SOURCE MATERIAL start

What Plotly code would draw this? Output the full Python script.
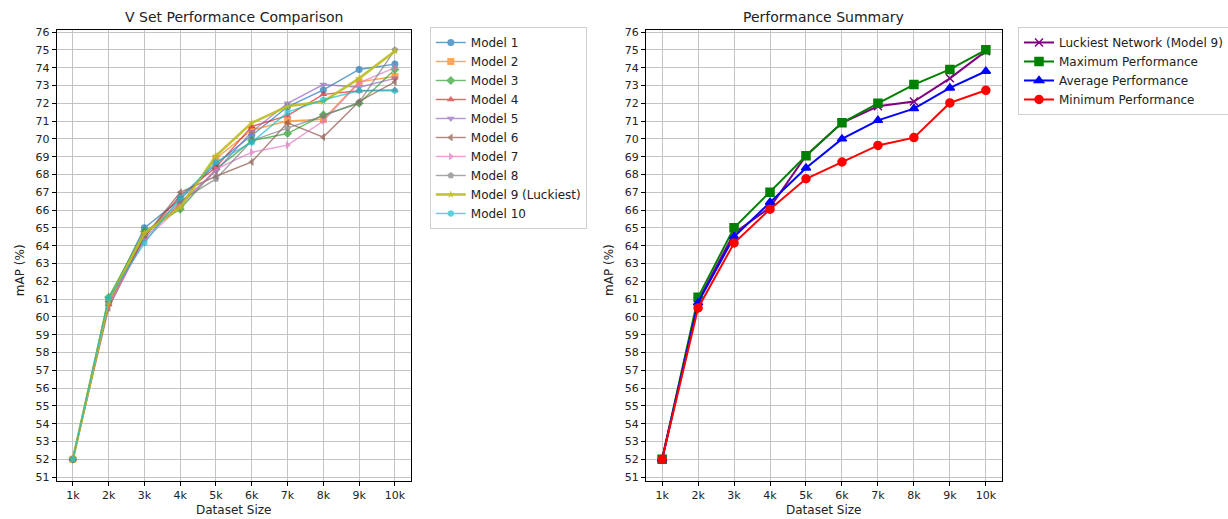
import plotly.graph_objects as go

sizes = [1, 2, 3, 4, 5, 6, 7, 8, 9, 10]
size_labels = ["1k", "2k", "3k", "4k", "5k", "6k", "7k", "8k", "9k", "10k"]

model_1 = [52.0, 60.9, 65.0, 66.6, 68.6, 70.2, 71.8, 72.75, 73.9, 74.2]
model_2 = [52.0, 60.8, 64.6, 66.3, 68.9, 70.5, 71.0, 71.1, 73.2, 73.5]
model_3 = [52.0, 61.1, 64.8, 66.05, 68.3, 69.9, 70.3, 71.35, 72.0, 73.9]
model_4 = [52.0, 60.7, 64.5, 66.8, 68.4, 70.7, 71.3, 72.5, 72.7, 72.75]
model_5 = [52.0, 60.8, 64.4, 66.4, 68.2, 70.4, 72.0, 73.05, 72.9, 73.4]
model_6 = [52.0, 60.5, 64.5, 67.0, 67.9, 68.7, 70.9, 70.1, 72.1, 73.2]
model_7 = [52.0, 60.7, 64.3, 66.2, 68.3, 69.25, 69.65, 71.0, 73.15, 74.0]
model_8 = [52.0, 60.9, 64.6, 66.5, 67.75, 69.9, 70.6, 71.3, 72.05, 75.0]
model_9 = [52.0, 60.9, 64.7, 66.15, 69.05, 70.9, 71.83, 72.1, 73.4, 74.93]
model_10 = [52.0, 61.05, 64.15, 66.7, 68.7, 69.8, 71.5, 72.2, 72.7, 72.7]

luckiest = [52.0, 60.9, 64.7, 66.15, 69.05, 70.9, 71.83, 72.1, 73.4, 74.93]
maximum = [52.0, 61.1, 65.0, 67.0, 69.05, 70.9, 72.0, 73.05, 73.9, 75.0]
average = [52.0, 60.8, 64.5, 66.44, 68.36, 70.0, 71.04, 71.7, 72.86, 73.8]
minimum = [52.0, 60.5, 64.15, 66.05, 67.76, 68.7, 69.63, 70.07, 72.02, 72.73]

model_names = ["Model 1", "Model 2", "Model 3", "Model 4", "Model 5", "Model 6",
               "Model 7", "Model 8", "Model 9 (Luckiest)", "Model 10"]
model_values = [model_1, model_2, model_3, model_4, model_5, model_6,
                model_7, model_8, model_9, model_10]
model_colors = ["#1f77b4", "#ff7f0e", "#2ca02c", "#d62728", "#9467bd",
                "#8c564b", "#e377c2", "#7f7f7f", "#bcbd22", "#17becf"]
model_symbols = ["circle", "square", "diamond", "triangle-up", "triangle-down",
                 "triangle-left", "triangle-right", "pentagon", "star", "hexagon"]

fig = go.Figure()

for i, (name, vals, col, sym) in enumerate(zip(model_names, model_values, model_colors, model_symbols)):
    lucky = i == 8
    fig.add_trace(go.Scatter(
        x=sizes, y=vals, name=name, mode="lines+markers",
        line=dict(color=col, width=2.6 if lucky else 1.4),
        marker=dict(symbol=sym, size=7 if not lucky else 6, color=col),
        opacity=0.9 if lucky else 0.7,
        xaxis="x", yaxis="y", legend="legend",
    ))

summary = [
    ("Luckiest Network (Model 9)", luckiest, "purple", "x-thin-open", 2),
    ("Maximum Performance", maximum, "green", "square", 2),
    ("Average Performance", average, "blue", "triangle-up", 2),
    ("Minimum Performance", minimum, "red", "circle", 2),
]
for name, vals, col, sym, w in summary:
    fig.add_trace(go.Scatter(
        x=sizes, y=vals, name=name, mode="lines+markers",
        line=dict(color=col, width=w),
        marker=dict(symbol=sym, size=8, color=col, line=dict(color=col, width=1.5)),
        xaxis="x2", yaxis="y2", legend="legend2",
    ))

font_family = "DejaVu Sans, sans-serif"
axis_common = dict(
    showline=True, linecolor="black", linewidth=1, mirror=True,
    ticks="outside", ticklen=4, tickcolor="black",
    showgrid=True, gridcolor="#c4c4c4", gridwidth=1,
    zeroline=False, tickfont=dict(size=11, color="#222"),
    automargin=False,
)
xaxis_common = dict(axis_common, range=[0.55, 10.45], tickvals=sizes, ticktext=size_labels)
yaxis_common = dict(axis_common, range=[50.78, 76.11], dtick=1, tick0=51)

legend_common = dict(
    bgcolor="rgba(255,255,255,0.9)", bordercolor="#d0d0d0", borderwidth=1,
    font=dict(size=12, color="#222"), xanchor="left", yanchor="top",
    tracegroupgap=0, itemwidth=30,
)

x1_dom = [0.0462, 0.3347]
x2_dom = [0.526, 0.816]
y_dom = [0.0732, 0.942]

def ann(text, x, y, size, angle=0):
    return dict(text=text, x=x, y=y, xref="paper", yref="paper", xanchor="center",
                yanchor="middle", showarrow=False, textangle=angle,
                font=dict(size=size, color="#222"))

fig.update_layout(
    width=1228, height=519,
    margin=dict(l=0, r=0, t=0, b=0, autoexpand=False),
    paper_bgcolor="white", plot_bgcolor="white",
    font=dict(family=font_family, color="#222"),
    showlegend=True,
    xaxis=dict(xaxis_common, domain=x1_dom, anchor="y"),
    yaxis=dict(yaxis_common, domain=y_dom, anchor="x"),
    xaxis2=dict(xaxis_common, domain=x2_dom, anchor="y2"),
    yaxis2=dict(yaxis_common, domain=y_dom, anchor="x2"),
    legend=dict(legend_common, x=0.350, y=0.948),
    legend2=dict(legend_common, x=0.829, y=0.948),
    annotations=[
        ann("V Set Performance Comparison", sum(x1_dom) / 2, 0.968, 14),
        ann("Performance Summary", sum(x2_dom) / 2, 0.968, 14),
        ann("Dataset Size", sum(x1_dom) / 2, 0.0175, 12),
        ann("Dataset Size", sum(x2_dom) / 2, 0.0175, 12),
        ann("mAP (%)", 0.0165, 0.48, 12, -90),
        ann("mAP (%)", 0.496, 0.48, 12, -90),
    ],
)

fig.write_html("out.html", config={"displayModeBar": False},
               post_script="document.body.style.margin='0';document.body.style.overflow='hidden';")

SOURCE MATERIAL end

### DIRECTIONS FOR THIS TASK
Begin at the first line of the data above and repeat each line exactly, stopping after the line containing "72.2, 72.7, 72.7]". Omit the pictures.

### REPLY
What Plotly code would draw this? Output the full Python script.
import plotly.graph_objects as go

sizes = [1, 2, 3, 4, 5, 6, 7, 8, 9, 10]
size_labels = ["1k", "2k", "3k", "4k", "5k", "6k", "7k", "8k", "9k", "10k"]

model_1 = [52.0, 60.9, 65.0, 66.6, 68.6, 70.2, 71.8, 72.75, 73.9, 74.2]
model_2 = [52.0, 60.8, 64.6, 66.3, 68.9, 70.5, 71.0, 71.1, 73.2, 73.5]
model_3 = [52.0, 61.1, 64.8, 66.05, 68.3, 69.9, 70.3, 71.35, 72.0, 73.9]
model_4 = [52.0, 60.7, 64.5, 66.8, 68.4, 70.7, 71.3, 72.5, 72.7, 72.75]
model_5 = [52.0, 60.8, 64.4, 66.4, 68.2, 70.4, 72.0, 73.05, 72.9, 73.4]
model_6 = [52.0, 60.5, 64.5, 67.0, 67.9, 68.7, 70.9, 70.1, 72.1, 73.2]
model_7 = [52.0, 60.7, 64.3, 66.2, 68.3, 69.25, 69.65, 71.0, 73.15, 74.0]
model_8 = [52.0, 60.9, 64.6, 66.5, 67.75, 69.9, 70.6, 71.3, 72.05, 75.0]
model_9 = [52.0, 60.9, 64.7, 66.15, 69.05, 70.9, 71.83, 72.1, 73.4, 74.93]
model_10 = [52.0, 61.05, 64.15, 66.7, 68.7, 69.8, 71.5, 72.2, 72.7, 72.7]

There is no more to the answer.